STOCK MARKETS WHERE TO NOW

The markets have confounded sceptics and done very well for the first half of this year after two years of subdued returns. Besides international events that were supposed to be disruptive we have seen that markets have handled demonetization and the GST transition very well. Today we stand amidst a mixed global growth picture and an economic growth cycle in India that has underperformed expectations largely related to the lack of revival of investment demand. So where to from here.

Firstly let’s look at the Global perspective. Geopolitical risks have reduced to some extent with no further deterioration in any of the factors creating that risk. The French elections have reduced risks related to the Eurozone. Growth revival in the continent is also contributing to global economic growth stability. Markets have got used to the new administration in the US with the facts as they stand today being more towards a carry forward of status quo rather than any significant disruption. Chinese growth slowdown in a soft landing kind of scenario continues and the hard landing argument leading to a global risk off seems to be off the table as of now.

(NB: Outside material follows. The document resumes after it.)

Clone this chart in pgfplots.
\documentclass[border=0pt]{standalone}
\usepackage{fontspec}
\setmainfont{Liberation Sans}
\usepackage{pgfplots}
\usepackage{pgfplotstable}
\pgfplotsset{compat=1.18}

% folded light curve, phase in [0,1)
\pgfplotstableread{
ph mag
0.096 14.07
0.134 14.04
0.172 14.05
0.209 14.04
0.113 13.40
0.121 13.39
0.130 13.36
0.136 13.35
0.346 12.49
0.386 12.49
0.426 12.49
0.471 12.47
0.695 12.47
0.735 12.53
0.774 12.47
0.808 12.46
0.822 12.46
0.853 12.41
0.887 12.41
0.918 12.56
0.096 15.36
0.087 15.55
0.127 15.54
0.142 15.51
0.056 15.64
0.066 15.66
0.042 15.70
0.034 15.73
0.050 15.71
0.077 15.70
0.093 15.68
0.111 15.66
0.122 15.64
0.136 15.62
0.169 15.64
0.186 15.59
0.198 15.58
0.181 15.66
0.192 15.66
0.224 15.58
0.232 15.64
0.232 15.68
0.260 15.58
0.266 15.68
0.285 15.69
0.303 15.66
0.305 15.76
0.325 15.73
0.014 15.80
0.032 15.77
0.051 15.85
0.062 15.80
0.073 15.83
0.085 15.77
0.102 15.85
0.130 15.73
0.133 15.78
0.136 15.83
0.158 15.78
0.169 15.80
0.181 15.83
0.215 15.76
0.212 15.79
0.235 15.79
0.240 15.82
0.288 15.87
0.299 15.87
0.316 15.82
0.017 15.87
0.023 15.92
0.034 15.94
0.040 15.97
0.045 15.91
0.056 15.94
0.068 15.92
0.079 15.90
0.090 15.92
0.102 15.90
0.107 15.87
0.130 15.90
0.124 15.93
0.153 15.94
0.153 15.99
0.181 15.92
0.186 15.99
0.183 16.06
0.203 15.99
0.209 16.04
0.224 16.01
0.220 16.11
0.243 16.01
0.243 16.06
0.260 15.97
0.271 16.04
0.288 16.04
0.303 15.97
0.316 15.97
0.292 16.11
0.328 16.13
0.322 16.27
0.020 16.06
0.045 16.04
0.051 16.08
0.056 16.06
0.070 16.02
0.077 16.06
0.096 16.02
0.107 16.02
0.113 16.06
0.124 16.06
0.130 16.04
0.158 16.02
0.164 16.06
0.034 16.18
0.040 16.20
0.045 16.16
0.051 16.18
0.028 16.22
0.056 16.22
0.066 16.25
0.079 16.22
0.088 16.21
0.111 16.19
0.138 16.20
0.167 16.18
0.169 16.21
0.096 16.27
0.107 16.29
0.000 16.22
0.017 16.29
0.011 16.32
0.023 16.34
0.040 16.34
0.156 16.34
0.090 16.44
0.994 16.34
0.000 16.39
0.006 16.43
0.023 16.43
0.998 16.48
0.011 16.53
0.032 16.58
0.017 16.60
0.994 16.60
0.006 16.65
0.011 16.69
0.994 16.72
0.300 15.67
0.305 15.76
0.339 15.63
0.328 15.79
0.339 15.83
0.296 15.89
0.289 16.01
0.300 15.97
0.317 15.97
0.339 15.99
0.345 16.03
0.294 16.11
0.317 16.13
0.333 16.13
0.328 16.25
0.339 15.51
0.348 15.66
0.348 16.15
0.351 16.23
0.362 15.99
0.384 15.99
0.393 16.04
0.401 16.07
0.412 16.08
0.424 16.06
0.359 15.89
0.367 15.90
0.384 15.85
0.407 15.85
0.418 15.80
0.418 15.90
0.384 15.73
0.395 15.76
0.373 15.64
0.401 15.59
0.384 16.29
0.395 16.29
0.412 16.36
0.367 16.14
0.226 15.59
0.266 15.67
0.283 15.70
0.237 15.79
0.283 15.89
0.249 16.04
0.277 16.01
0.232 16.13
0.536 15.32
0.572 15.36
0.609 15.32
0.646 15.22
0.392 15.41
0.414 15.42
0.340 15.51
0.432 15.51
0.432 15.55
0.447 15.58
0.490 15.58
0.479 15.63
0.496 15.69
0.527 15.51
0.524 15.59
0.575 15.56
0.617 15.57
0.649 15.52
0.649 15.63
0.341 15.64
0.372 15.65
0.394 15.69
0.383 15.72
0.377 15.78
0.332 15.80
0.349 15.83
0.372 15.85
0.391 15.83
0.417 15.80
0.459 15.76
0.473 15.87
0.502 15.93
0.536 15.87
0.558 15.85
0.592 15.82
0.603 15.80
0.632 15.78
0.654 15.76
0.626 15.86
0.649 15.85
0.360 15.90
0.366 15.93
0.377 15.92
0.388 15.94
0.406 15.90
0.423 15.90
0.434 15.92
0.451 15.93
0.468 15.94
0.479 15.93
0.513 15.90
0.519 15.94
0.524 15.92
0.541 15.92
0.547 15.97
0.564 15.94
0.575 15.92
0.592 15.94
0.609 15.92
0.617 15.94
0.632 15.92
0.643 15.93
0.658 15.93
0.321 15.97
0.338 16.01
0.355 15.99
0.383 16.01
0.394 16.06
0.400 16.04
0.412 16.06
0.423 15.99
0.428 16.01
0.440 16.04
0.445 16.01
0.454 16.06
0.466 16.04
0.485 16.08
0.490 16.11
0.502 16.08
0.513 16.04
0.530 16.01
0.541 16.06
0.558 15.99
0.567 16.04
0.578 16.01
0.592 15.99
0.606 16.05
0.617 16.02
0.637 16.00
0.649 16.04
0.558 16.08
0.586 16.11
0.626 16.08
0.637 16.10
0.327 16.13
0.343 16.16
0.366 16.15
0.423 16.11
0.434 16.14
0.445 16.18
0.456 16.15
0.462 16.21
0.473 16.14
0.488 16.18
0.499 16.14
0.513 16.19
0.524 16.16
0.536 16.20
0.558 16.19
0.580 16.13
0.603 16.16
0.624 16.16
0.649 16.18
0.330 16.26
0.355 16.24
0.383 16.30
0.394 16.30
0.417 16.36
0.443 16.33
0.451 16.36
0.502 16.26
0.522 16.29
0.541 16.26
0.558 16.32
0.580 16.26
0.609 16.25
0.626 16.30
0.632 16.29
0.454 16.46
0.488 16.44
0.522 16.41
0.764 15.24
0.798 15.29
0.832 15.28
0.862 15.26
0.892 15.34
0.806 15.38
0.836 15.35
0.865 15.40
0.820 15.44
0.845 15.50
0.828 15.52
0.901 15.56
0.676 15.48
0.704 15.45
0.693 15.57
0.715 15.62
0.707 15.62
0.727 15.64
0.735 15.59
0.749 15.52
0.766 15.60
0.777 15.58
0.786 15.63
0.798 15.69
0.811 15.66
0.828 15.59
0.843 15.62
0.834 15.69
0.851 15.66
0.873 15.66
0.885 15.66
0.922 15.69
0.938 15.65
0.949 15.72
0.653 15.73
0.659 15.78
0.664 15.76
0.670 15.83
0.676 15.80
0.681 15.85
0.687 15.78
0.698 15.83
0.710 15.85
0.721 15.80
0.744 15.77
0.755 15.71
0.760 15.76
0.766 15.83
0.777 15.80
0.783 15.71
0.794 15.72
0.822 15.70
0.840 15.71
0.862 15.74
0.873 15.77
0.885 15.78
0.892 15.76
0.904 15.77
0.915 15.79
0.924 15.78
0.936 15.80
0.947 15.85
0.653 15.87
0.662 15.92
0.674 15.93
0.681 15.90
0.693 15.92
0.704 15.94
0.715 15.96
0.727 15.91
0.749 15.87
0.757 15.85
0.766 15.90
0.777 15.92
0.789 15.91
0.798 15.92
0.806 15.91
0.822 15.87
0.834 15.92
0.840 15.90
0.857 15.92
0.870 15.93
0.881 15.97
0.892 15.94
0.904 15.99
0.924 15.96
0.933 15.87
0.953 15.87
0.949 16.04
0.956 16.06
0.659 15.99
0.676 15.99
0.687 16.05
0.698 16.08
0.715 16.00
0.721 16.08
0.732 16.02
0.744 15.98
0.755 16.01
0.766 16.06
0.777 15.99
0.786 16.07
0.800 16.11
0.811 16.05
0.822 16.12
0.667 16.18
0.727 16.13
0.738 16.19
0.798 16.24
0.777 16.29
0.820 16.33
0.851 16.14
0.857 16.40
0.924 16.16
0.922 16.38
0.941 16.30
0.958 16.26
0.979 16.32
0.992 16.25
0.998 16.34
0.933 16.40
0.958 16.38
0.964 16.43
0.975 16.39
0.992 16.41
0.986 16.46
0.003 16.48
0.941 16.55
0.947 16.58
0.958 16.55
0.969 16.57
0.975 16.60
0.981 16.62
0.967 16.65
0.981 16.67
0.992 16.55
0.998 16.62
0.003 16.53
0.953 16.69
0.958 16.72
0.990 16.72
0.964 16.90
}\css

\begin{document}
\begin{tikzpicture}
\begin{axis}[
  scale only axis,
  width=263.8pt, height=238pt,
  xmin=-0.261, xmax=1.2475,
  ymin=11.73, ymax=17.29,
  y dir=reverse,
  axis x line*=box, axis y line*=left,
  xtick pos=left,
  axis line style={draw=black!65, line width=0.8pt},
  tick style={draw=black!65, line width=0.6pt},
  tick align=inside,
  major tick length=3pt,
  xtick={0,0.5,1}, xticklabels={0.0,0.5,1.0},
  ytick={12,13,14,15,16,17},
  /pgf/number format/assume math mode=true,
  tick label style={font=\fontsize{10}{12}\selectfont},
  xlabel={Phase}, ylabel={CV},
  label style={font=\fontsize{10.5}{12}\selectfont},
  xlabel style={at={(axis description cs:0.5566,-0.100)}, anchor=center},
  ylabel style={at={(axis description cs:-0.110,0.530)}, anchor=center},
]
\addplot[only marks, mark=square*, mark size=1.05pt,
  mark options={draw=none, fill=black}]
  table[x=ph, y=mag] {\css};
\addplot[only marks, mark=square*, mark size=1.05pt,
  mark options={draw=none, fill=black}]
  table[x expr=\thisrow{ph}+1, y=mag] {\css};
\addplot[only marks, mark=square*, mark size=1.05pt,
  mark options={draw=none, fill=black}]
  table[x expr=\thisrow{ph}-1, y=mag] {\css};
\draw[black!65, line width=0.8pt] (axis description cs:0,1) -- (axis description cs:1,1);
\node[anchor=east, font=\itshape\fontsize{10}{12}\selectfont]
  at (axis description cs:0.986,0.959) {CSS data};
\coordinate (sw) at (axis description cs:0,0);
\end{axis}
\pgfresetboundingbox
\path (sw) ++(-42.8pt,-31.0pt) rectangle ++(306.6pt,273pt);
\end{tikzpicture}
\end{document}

Currency wars also seem to be on the backburner with the decline of the US Dollar over the last few months. Liquidity seems to be ample with the highly accommodative stance of the ECB and BOJ. The risk factor is the stance of the US FED. If they actually move towards the kind of rate hikes they are talking of next year, combined with unwinding of their huge balance sheet it will not be non disruptive. However their stance seems to be very aggressive at this point of time given the fact that inflation is subdued and the growth momentum seems to be slowing down. However factually they ultimately have to wind down their huge balance sheet at some stage. The pace of unwinding will have a significant impact on global stock markets and is something we will watch out for.

My view always has been that till the US FED Funds rate crosses 2.5% it will not be restrictive for growth and as such positive for equity markets. That stage is still quite some way off. Moreover it will be tough for them to have rates that are very far off from that in Europe as it will put the US Economy at a disadvantage. There are many moving pieces and as they fall into place we will need to evaluate the impact.

The domestic economic recovery has been disappointing as far as I am concerned. The bad debt problem of the banks has been allowed to linger on for too long and as such impacted capital formation in the economy. Housing and Roads were big drivers of demand and both have seen a slowdown. The highways sector has again got disrupted as the Hybrid Annuity Model does not seem to be working very well and many projects have got stuck in getting financial closure. We have seen a revival in Urban Infrastructure projects and affordable housing but it’s not enough to drive the investment cycle in a big way.

Recent moves of the government to address bad debt problem head on is positive but something which will impact some time later. Today we are at a very positive macroeconomic standpoint. Inflation is low, household wealth is strong, central government fiscal situation is good and the external situation is positive. However job creation in the economy has been extremely slow. Erstwhile job creators like Technology and Telecom have slowed down drastically. Make in India has not taken off in any big way. Drivers of the economy continue to be consumer demand, some investment by the corporate sector and government expenditure. The stress in the banking sector due to bad loans has also restricted capital formation significantly.

The recent trend of the competitive populism via the farm debt waiver route will restrict the ability of the State Governments to undertake developmental projects. It’s ironical that it was driven by the ruling party at the centre via the promises made during the UP State elections when they actually had no need to do that. On the other hand a combination of a good monsoon, good rural cash flows etc will lead to a faster revival in rural demand and as such farm and rural economy related stocks should do well going forward.

GST as a move is positive as it will improve the efficiency of the economy as well as improve government finances. Destocking ahead of the 1st July deadline combined with an early festival season this time would mean a fast recovery post GST implementation irrespective of the kind of doomsday predictions being made by many. The last quarter of 2017 will also not have the demonetization impact. As such growth outlook for the second half of 2017 is positive and that is the window to take conclusive steps for reviving investment demand. If this window is missed we will be looking at below potential growth (AGAIN) next year.

PUTTING IT TOGETHER

From the Equity Market perspective there are various drivers. Global Equity Market outlook is still positive and will remain so till the cost of capital goes much higher (Which doesn’t mean that there will be no corrections). Domestic interest rates, a move towards financial savings as well as subdued inflation is also positive for equities. However accelerated market performance from here would need a step up in economic growth. 2018 and beyond will need a healthier banking system and greater job creation as we are right now in a jobless (not literally) growth scenario. Over the longer term technological advancements will make job creation even tougher and present a risk to a country like India with its demographics. Stock and sector specific opportunities continue to be strong and will need to be captured as concentrated bets to make big money.